With the death of Stewart McKinney, its chief sponsor, it was renamed Stewart B. McKinney Homeless Assistance Act. After the death in October 2000 of a leading supporter of the legislation, Bruce Vento, President Bill Clinton renamed it the McKinney-Vento Homeless Assistance Act.

The McKinney Act originally had fifteen programs providing a spectrum of services to homeless people, including the Continuum of Care Programs: the Supportive Housing Program, the Shelter Plus Care Program, and the Single Room Occupancy Program, as well as the Emergency Shelter Grant Program. It also established the Interagency Council on the Homeless, now the Interagency Council on Homelessness.

==Congressional findings and purpose==
These are the findings and purpose from the law as of January 6, 1999:

(a) Findings
The Congress finds that —
1. the Nation faces an immediate and unprecedented crisis due to the lack of shelter for a growing number of individuals and families, including elderly persons, handicapped persons, families with children, Native Americans, and veterans;
2. the problem of homelessness has become more severe and, in the absence of more effective efforts, is expected to become dramatically worse, endangering the lives and safety of the homeless;
3. the causes of homelessness are many and complex, and homeless individuals have diverse needs;
4. there is no single, simple solution to the problem of homelessness because of the different sub-populations of the homeless, the different causes of and reasons for homelessness, and the different needs of homeless individuals;
5. due to the record increase in homelessness, States, units of local government, and private voluntary organizations have been unable to meet the basic human needs of all the homeless and, in the absence of greater Federal assistance, will be unable to protect the lives and safety of all the homeless in need of assistance; and
6. the Federal Government has a clear responsibility and an existing capacity to fulfill a more effective and responsible role to meet the basic human needs and to engender respect for the human dignity of the homeless.
(b) Purpose
It is the purpose of this chapter —
1. to establish an Interagency Council on the Homeless;
2. to use public resources and programs in a more coordinated manner to meet the critically urgent needs of the homeless of the Nation; and
3. to provide funds for programs to assist the homeless, with special emphasis on elderly persons, handicapped persons, families with children, Native Americans, and veterans.
(Pub. L. 100-77, title I, Sec. 102, July 22, 1987, 101 Stat. 484.)
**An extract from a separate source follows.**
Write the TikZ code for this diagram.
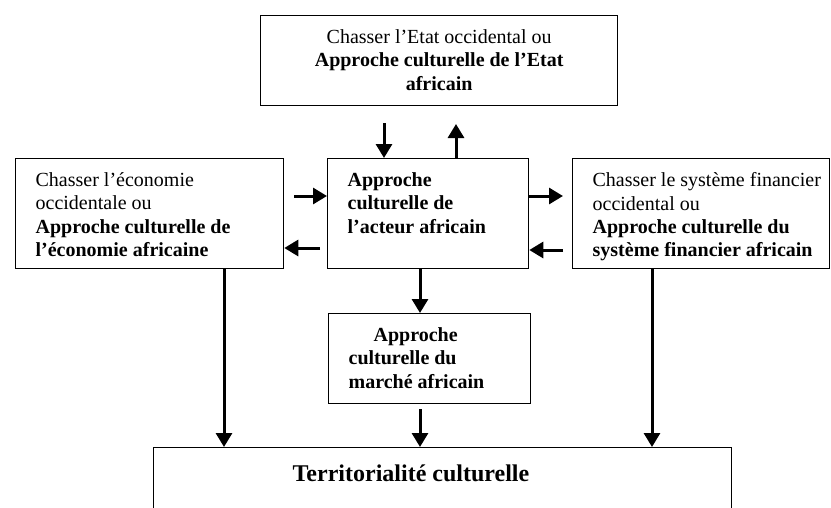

== Homeless children and education ==
The original federal Act, known simply as the McKinney Act, provided little protection for homeless children in the area of public education. As a result, the State of Illinois passed the Illinois Education for Homeless Children Act, which was drafted by Joseph Clary, an attorney and advocate for the Illinois Coalition to End Homelessness. Clary then worked with national advocates to ensure that the protections afforded to homeless children by the Illinois statute were incorporated into the McKinney Act.

At that point, the McKinney Act was amended to become the McKinney-Vento Act. That Act uses the Illinois statute in defining homeless children as "individuals who lack a fixed, regular, and adequate nighttime residence." The Act then goes on to give examples of children who would fall under the following definition:
- (a) Children with their families sharing housing due to economic hardship or loss of housing;
- (b) Children with their families living in "motels, hotels, trailer parks, or camp grounds due to lack of alternative accommodations"
- (c) Children with their families living in "emergency or transitional shelters"
- (d) Children with their families whose primary nighttime residence is not ordinarily used as a regular sleeping accommodation (e.g. park benches, etc.)
- (e) Children with their families living in "cars, parks, public spaces, abandoned buildings, substandard housing, bus or train stations..."
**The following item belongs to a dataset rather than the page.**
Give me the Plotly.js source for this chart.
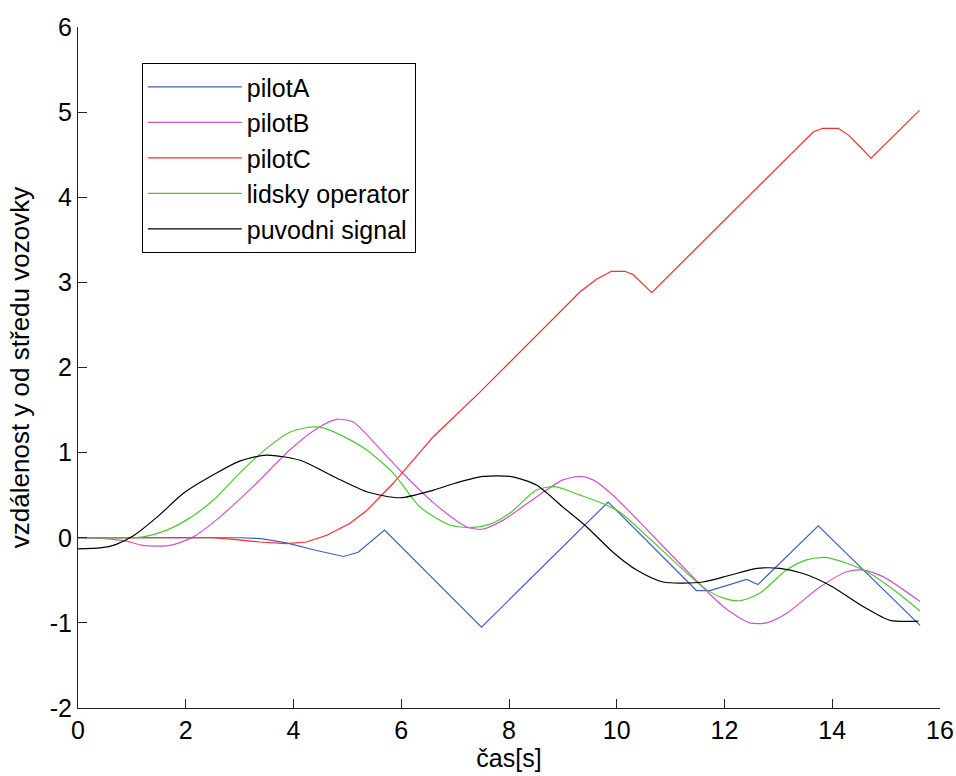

Following the Illinois statute, the McKinney-Vento Act ensures homeless children transportation to and from school free of charge, allowing children to attend their school of origin (the last school enrolled, or the school they attended when they first became homeless) regardless of what district the family resides in. It requires schools to register homeless children even if they lack normally required documents, such as immunization records or proof of residence.
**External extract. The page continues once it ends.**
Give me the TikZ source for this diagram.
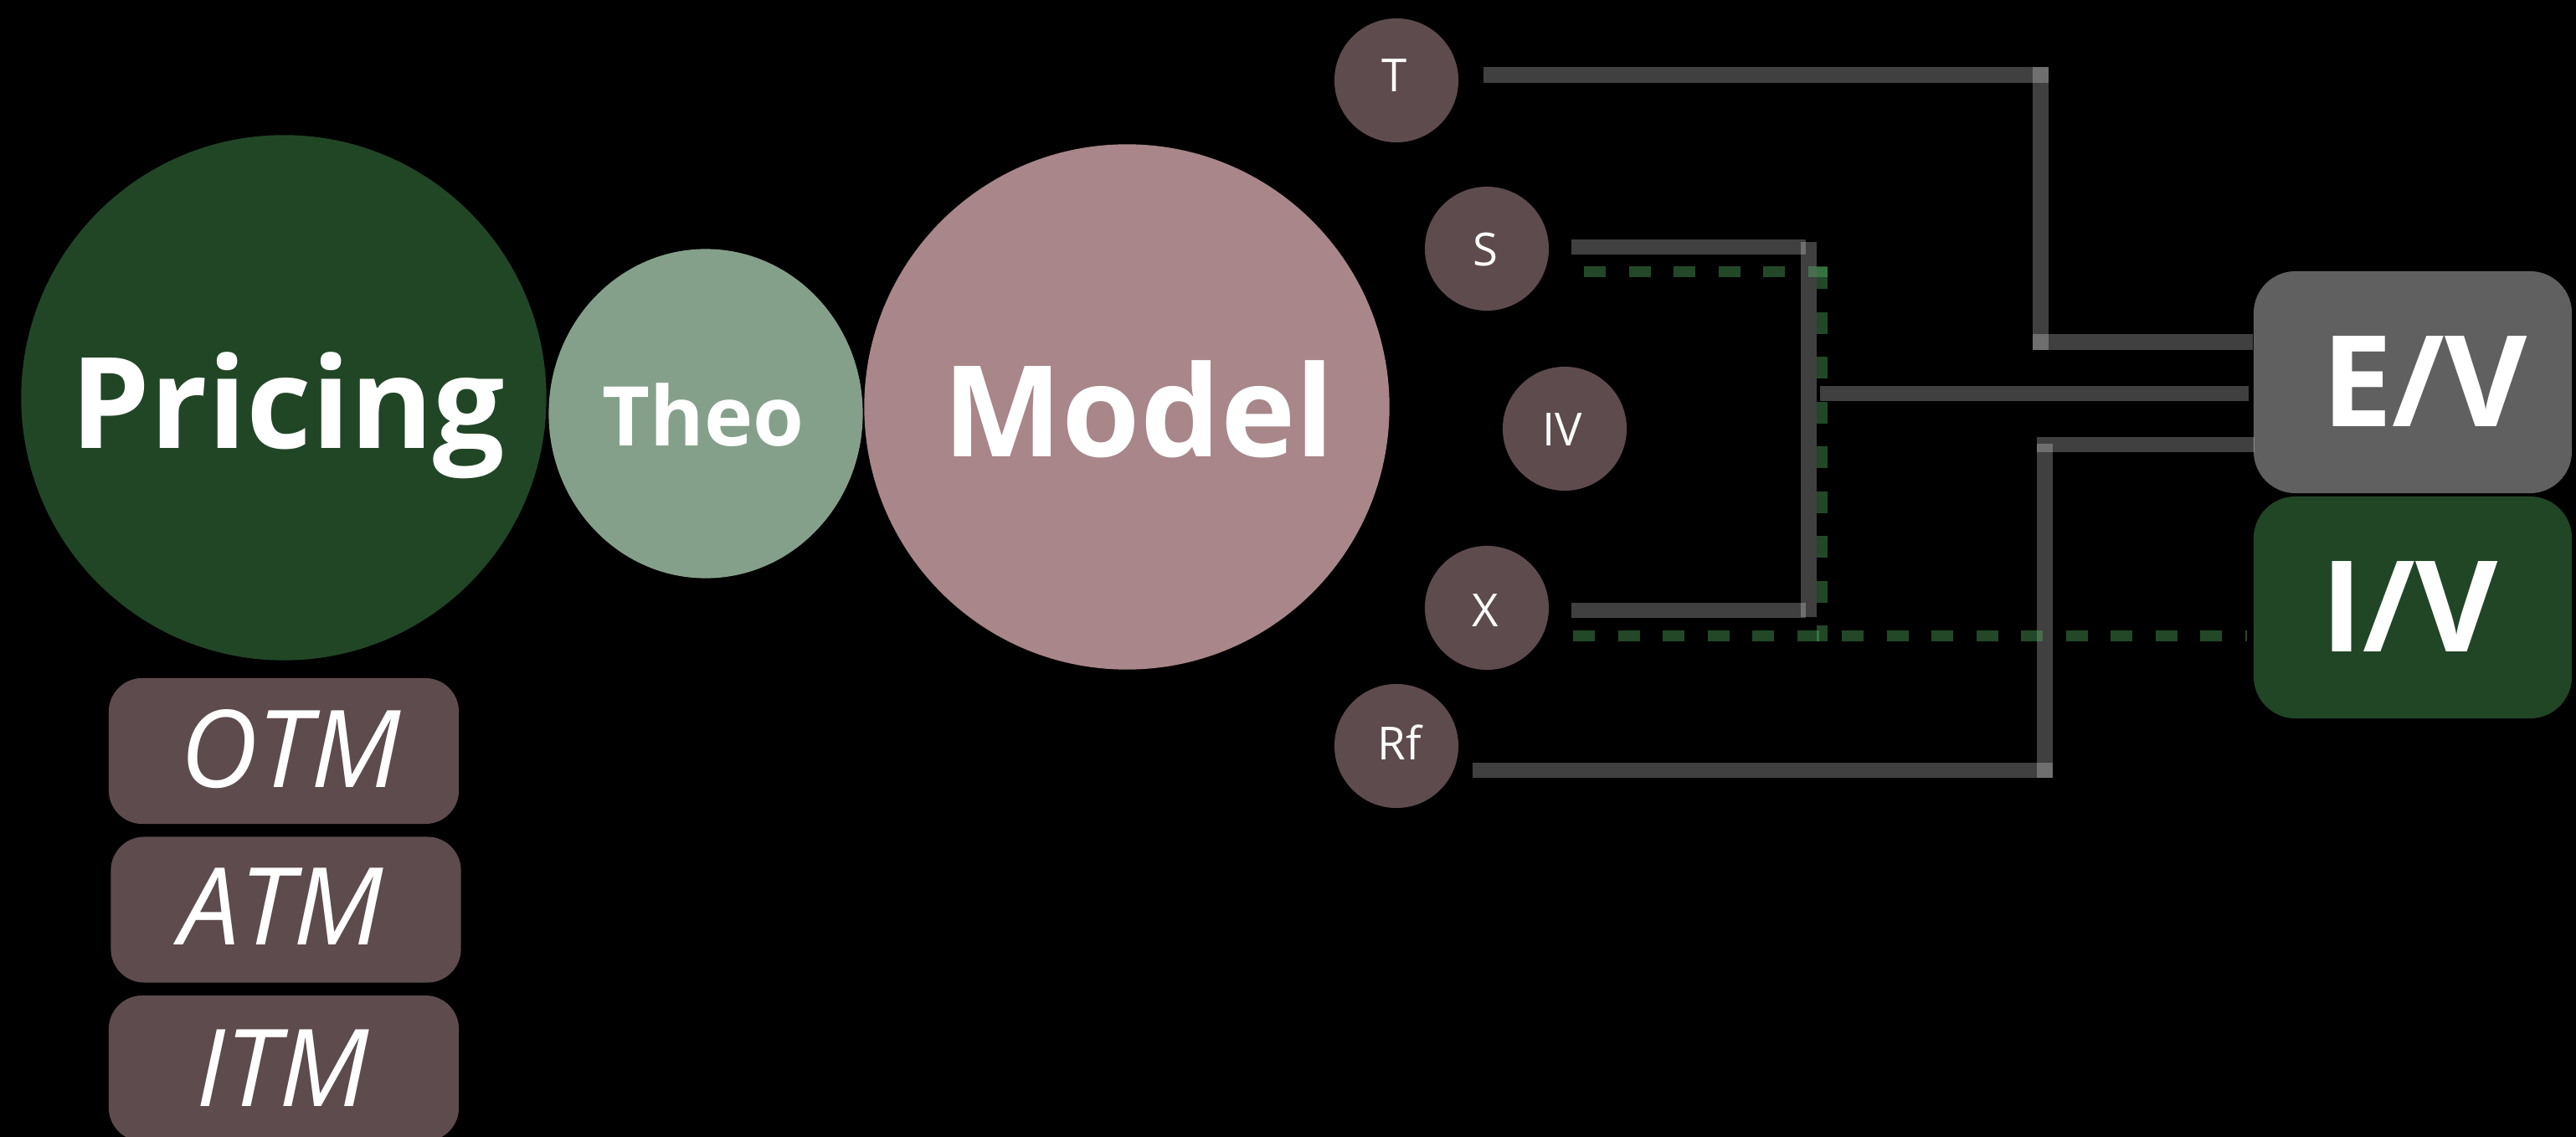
\documentclass[tikz,border=0pt]{standalone}
\usepackage{fontspec}
\setmainfont{Open Sans}
\usetikzlibrary{shapes.geometric,calc}

\definecolor{pricinggreen}{RGB}{33,70,38}
\definecolor{theogreen}{RGB}{133,160,138}
\definecolor{modelrose}{RGB}{168,134,137}
\definecolor{inputmauve}{RGB}{94,75,78}
\definecolor{evgray}{RGB}{96,96,96}
\definecolor{dashgreen}{RGB}{85,180,100}

\tikzset{
  disc/.style={circle,inner sep=0pt,draw=none},
  bigdisc/.style={disc,minimum size=6.27cm},
  inputdisc/.style={disc,fill=inputmauve,minimum size=1.48cm},
  moneybox/.style={rectangle,rounded corners=0.4cm,fill=inputmauve,inner sep=0pt,
    minimum width=4.18cm,minimum height=1.74cm},
  valuebox/.style={rectangle,rounded corners=0.5cm,inner sep=0pt,
    minimum width=3.8cm,minimum height=2.65cm},
  lbl/.style={inner sep=0pt,text=white,anchor=base},
  headline/.style={lbl,font=\fontsize{43}{50}\selectfont\bfseries},
  inputlbl/.style={lbl,font=\fontsize{15.5}{18}\selectfont},
  moneylbl/.style={lbl,font=\fontsize{36.5}{42}\selectfont\itshape},
  wire/.style={line width=0.185cm,draw=white,draw opacity=0.25,line cap=butt},
  ivwire/.style={line width=0.13cm,draw=dashgreen,draw opacity=0.4,line cap=butt,
    dash pattern=on 0.26cm off 0.275cm}
}

\begin{document}
\begin{tikzpicture}[x=0.01cm,y=-0.01cm]
  % canvas
  \fill[black] (0,0) rectangle (3077,1358);
  \useasboundingbox (0,0) rectangle (3077,1358);

  % main bubbles
  \node[bigdisc,fill=pricinggreen] (pricing) at (339,475) {};
  \node[disc,ellipse,fill=theogreen,minimum width=3.75cm,minimum height=3.93cm] (theo) at (843,494) {};
  \node[bigdisc,fill=modelrose] (model) at (1346,486) {};
  \node[headline] (pricingtxt) at (344,536) {Pricing};
  \node[lbl,font=\fontsize{28}{32}\selectfont\bfseries] (theotxt) at (840,533) {Theo};
  \node[headline] (modeltxt) at (1360,546) {Model};

  % moneyness boxes
  \node[moneybox] (otm) at (339,897) {};
  \node[moneybox] (atm) at (341.5,1086.5) {};
  \node[moneybox] (itm) at (339,1276) {};
  \node[moneylbl] (otmtxt) at (347,940) {OTM};
  \node[moneylbl] (atmtxt) at (336,1128) {ATM};
  \node[moneylbl] (itmtxt) at (338,1321) {ITM};

  % model inputs
  \node[inputdisc] (T) at (1668,96) {};
  \node[inputdisc] (S) at (1776,297) {};
  \node[inputdisc] (IV) at (1869,512) {};
  \node[inputdisc] (X) at (1776,726) {};
  \node[inputdisc] (Rf) at (1668,891) {};
  \node[inputlbl] (Ttxt) at (1666,110) {T};
  \node[inputlbl] (Stxt) at (1774,318) {S};
  \node[inputlbl] (IVtxt) at (1866,533) {IV};
  \node[inputlbl] (Xtxt) at (1774,749) {X};
  \node[inputlbl] (Rftxt) at (1672,907) {Rf};

  % value boxes
  \node[valuebox,fill=evgray] (EV) at (2882,456.5) {};
  \node[valuebox,fill=pricinggreen] (IVbox) at (2882,725.5) {};
  \node[headline] (EVtxt) at (2896,510) {E/V};
  \node[headline] (IVboxtxt) at (2878,779) {I/V};

  % bend points of the wiring
  \coordinate (tcorner) at (2447,89.5);
  \coordinate (ttop) at (2437.5,80);
  \coordinate (tbot) at (2437.5,418);
  \coordinate (tjoin) at (2428,408.5);
  \coordinate (sx) at (2157,295);
  \coordinate (sxtop) at (2160.5,289);
  \coordinate (sxbot) at (2160.5,737);
  \coordinate (xx) at (2157,729);
  \coordinate (mid) at (2174,470);
  \coordinate (rcorner) at (2452,920);
  \coordinate (rtop) at (2442.5,530);
  \coordinate (rbot) at (2442.5,929);
  \coordinate (rjoin) at (2433,531);

  % expiry and rate
  \draw[wire] ([xshift=0.29cm]T.east |- tcorner) -- (tcorner);
  \draw[wire] (ttop) -- (tbot);
  \draw[wire] (tjoin) -- (EV.west |- tjoin);
  \draw[wire] ([xshift=0.16cm]Rf.east |- rcorner) -- (rcorner);
  \draw[wire] (rtop) -- (rbot);
  \draw[wire] (rjoin) -- ([xshift=0.02cm]EV.west |- rjoin);

  % spot and strike
  \draw[wire] ([xshift=0.26cm]S.east |- sx) -- (sx);
  \draw[wire] ([xshift=0.26cm]X.east |- xx) -- (xx);
  \draw[wire] (sxtop) -- (sxbot);
  \draw[wire] (mid) -- ([xshift=-0.05cm]EV.west |- mid);

  % intrinsic value path
  \coordinate (ivtop) at (1892,325);
  \coordinate (ivcorner) at (2183,325);
  \coordinate (ivvtop) at (2176.5,319);
  \coordinate (ivvbot) at (2176.5,766);
  \coordinate (ivlow) at (1879,759.5);
  \draw[ivwire] (ivtop) -- (ivcorner);
  \draw[ivwire] (ivvtop) -- (ivvbot);
  \draw[ivwire] (ivlow) -- ([xshift=-0.07cm]IVbox.west |- ivlow);
\end{tikzpicture}
\end{document}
To implement the Act, States must designate a statewide homeless coordinator to review policies and create procedures, including dispute resolution procedures, to ensure that homeless children are able to attend school. Local school districts must appoint Local Education Liaisons to ensure that school staff are aware of these rights, to provide public notice to homeless families (at shelters and at school) and to facilitate access to school and transportation services.